To be done:
Transcribe all of the material exactly. Any picture in it should be left out.
=== Source data ===
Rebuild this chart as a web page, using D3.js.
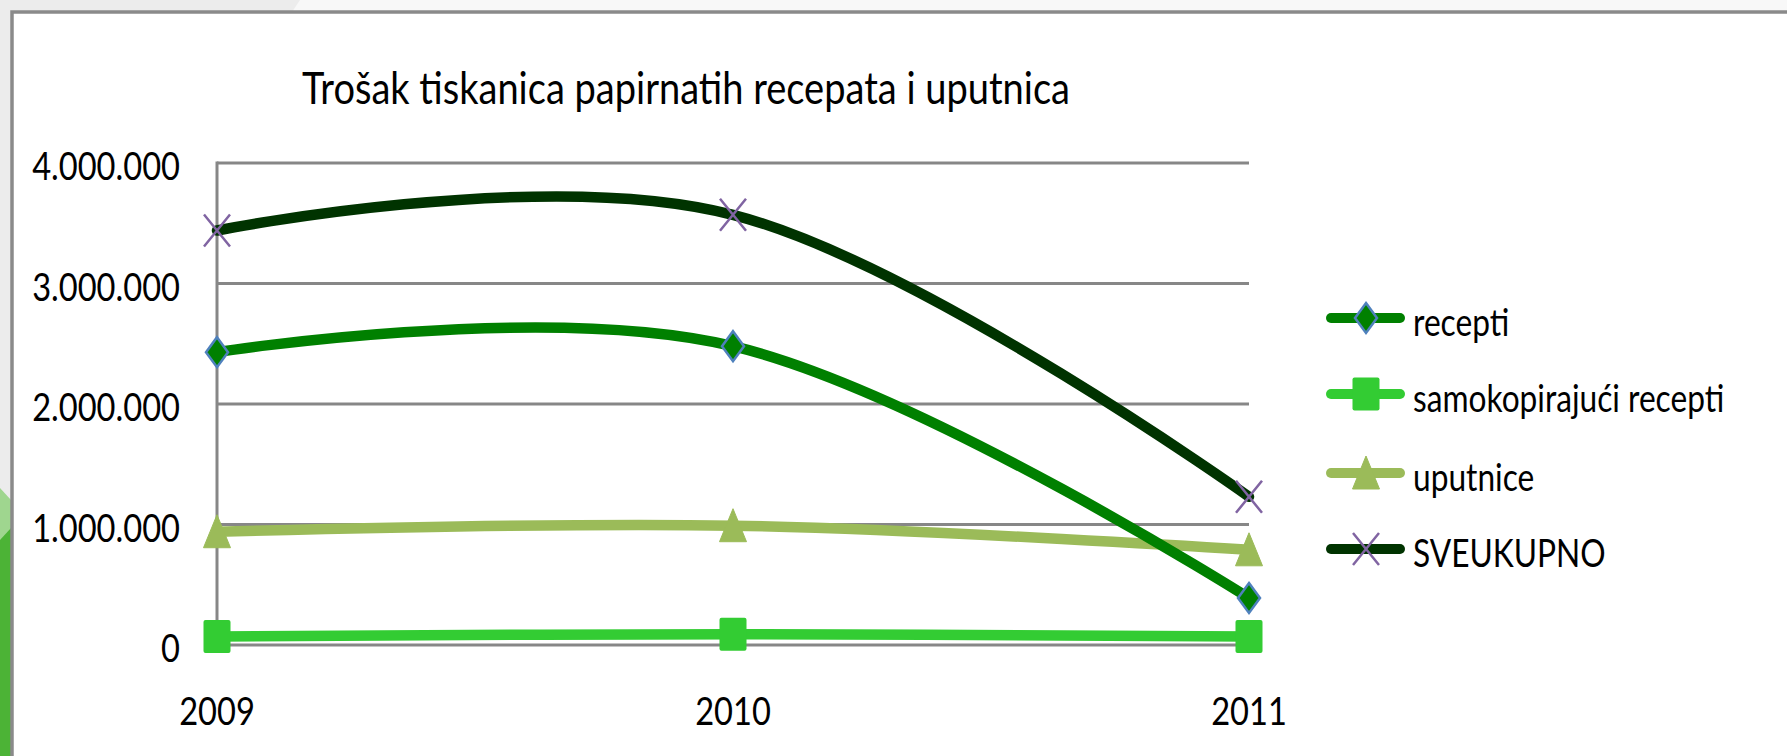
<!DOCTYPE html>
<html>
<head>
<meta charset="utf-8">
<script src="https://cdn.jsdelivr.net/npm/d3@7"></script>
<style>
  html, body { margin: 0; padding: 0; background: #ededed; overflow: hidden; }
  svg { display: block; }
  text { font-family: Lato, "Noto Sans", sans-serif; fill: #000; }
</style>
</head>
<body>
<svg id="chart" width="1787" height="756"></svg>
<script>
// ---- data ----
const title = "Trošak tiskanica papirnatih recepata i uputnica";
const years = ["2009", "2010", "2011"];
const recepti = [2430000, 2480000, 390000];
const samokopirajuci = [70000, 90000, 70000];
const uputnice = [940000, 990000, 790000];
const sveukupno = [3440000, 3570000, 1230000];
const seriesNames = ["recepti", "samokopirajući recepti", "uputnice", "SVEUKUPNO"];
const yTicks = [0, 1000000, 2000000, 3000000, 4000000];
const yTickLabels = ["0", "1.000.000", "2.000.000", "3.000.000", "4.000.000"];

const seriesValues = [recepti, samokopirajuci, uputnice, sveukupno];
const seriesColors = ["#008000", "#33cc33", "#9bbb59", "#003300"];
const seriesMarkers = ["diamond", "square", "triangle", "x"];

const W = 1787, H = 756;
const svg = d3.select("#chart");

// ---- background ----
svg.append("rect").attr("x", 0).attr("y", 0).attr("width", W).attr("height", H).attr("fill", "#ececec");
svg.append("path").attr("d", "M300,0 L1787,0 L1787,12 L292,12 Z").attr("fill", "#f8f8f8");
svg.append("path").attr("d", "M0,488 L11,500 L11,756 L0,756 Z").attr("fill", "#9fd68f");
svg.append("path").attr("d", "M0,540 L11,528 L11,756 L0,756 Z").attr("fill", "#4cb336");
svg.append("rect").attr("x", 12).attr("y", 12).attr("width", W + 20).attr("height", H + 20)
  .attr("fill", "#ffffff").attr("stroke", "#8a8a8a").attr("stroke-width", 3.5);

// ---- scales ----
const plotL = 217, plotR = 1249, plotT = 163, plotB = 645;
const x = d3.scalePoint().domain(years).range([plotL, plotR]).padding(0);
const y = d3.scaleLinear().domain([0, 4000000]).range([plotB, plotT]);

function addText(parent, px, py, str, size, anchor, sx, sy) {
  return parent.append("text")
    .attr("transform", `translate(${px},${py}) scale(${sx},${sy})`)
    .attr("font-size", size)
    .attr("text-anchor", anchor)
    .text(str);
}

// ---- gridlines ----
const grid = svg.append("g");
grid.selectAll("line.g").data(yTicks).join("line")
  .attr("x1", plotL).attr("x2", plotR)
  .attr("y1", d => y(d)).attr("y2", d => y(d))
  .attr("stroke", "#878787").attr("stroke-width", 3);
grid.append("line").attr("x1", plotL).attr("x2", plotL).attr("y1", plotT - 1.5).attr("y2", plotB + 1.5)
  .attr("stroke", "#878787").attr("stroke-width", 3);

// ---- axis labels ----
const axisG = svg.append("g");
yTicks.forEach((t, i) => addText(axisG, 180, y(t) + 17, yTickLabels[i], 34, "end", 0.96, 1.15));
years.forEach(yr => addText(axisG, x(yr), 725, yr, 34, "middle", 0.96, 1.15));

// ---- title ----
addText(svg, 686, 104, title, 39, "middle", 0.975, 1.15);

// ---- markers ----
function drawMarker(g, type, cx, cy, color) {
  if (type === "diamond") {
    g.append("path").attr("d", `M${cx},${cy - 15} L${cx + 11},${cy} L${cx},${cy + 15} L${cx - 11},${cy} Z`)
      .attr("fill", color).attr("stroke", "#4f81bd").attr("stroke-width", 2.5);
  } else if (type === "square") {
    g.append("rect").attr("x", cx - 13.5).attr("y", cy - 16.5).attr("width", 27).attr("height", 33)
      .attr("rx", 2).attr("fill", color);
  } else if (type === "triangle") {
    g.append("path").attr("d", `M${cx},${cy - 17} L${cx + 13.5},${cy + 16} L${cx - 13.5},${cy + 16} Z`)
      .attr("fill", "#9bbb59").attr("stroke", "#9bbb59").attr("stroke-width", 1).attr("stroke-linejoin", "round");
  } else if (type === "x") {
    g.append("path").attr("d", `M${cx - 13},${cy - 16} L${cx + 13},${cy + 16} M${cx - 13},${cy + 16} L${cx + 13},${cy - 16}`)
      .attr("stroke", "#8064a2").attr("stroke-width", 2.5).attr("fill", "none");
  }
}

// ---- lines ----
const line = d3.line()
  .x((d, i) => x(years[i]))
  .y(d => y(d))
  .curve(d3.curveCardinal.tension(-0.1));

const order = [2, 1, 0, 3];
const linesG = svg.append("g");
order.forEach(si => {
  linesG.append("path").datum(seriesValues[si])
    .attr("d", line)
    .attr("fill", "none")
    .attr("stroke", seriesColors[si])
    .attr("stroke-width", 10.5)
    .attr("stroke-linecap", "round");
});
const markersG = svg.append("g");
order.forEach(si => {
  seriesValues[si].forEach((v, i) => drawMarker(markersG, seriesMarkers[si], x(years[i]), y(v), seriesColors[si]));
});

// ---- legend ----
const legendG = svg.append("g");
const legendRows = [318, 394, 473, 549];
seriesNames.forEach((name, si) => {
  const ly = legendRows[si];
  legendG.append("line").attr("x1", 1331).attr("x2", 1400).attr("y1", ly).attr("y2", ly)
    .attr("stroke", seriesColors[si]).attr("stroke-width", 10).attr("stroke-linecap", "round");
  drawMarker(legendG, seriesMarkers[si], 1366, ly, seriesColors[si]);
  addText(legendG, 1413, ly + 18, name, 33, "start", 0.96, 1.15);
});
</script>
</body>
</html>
===
Task result:
Rebuild this chart as a web page, using D3.js.
<!DOCTYPE html>
<html>
<head>
<meta charset="utf-8">
<script src="https://cdn.jsdelivr.net/npm/d3@7"></script>
<style>
  html, body { margin: 0; padding: 0; background: #ededed; overflow: hidden; }
  svg { display: block; }
  text { font-family: Lato, "Noto Sans", sans-serif; fill: #000; }
</style>
</head>
<body>
<svg id="chart" width="1787" height="756"></svg>
<script>
// ---- data ----
const title = "Trošak tiskanica papirnatih recepata i uputnica";
const years = ["2009", "2010", "2011"];
const recepti = [2430000, 2480000, 390000];
const samokopirajuci = [70000, 90000, 70000];
const uputnice = [940000, 990000, 790000];
const sveukupno = [3440000, 3570000, 1230000];
const seriesNames = ["recepti", "samokopirajući recepti", "uputnice", "SVEUKUPNO"];
const yTicks = [0, 1000000, 2000000, 3000000, 4000000];
const yTickLabels = ["0", "1.000.000", "2.000.000", "3.000.000", "4.000.000"];

const seriesValues = [recepti, samokopirajuci, uputnice, sveukupno];
const seriesColors = ["#008000", "#33cc33", "#9bbb59", "#003300"];
const seriesMarkers = ["diamond", "square", "triangle", "x"];

const W = 1787, H = 756;
const svg = d3.select("#chart");

// ---- background ----
svg.append("rect").attr("x", 0).attr("y", 0).attr("width", W).attr("height", H).attr("fill", "#ececec");
svg.append("path").attr("d", "M300,0 L1787,0 L1787,12 L292,12 Z").attr("fill", "#f8f8f8");
svg.append("path").attr("d", "M0,488 L11,500 L11,756 L0,756 Z").attr("fill", "#9fd68f");
svg.append("path").attr("d", "M0,540 L11,528 L11,756 L0,756 Z").attr("fill", "#4cb336");
svg.append("rect").attr("x", 12).attr("y", 12).attr("width", W + 20).attr("height", H + 20)
  .attr("fill", "#ffffff").attr("stroke", "#8a8a8a").attr("stroke-width", 3.5);

// ---- scales ----
const plotL = 217, plotR = 1249, plotT = 163, plotB = 645;
const x = d3.scalePoint().domain(years).range([plotL, plotR]).padding(0);
const y = d3.scaleLinear().domain([0, 4000000]).range([plotB, plotT]);

function addText(parent, px, py, str, size, anchor, sx, sy) {
  return parent.append("text")
    .attr("transform", `translate(${px},${py}) scale(${sx},${sy})`)
    .attr("font-size", size)
    .attr("text-anchor", anchor)
    .text(str);
}

// ---- gridlines ----
const grid = svg.append("g");
grid.selectAll("line.g").data(yTicks).join("line")
  .attr("x1", plotL).attr("x2", plotR)
  .attr("y1", d => y(d)).attr("y2", d => y(d))
  .attr("stroke", "#878787").attr("stroke-width", 3);
grid.append("line").attr("x1", plotL).attr("x2", plotL).attr("y1", plotT - 1.5).attr("y2", plotB + 1.5)
  .attr("stroke", "#878787").attr("stroke-width", 3);

// ---- axis labels ----
const axisG = svg.append("g");
yTicks.forEach((t, i) => addText(axisG, 180, y(t) + 17, yTickLabels[i], 34, "end", 0.96, 1.15));
years.forEach(yr => addText(axisG, x(yr), 725, yr, 34, "middle", 0.96, 1.15));

// ---- title ----
addText(svg, 686, 104, title, 39, "middle", 0.975, 1.15);

// ---- markers ----
function drawMarker(g, type, cx, cy, color) {
  if (type === "diamond") {
    g.append("path").attr("d", `M${cx},${cy - 15} L${cx + 11},${cy} L${cx},${cy + 15} L${cx - 11},${cy} Z`)
      .attr("fill", color).attr("stroke", "#4f81bd").attr("stroke-width", 2.5);
  } else if (type === "square") {
    g.append("rect").attr("x", cx - 13.5).attr("y", cy - 16.5).attr("width", 27).attr("height", 33)
      .attr("rx", 2).attr("fill", color);
  } else if (type === "triangle") {
    g.append("path").attr("d", `M${cx},${cy - 17} L${cx + 13.5},${cy + 16} L${cx - 13.5},${cy + 16} Z`)
      .attr("fill", "#9bbb59").attr("stroke", "#9bbb59").attr("stroke-width", 1).attr("stroke-linejoin", "round");
  } else if (type === "x") {
    g.append("path").attr("d", `M${cx - 13},${cy - 16} L${cx + 13},${cy + 16} M${cx - 13},${cy + 16} L${cx + 13},${cy - 16}`)
      .attr("stroke", "#8064a2").attr("stroke-width", 2.5).attr("fill", "none");
  }
}

// ---- lines ----
const line = d3.line()
  .x((d, i) => x(years[i]))
  .y(d => y(d))
  .curve(d3.curveCardinal.tension(-0.1));

const order = [2, 1, 0, 3];
const linesG = svg.append("g");
order.forEach(si => {
  linesG.append("path").datum(seriesValues[si])
    .attr("d", line)
    .attr("fill", "none")
    .attr("stroke", seriesColors[si])
    .attr("stroke-width", 10.5)
    .attr("stroke-linecap", "round");
});
const markersG = svg.append("g");
order.forEach(si => {
  seriesValues[si].forEach((v, i) => drawMarker(markersG, seriesMarkers[si], x(years[i]), y(v), seriesColors[si]));
});

// ---- legend ----
const legendG = svg.append("g");
const legendRows = [318, 394, 473, 549];
seriesNames.forEach((name, si) => {
  const ly = legendRows[si];
  legendG.append("line").attr("x1", 1331).attr("x2", 1400).attr("y1", ly).attr("y2", ly)
    .attr("stroke", seriesColors[si]).attr("stroke-width", 10).attr("stroke-linecap", "round");
  drawMarker(legendG, seriesMarkers[si], 1366, ly, seriesColors[si]);
  addText(legendG, 1413, ly + 18, name, 33, "start", 0.96, 1.15);
});
</script>
</body>
</html>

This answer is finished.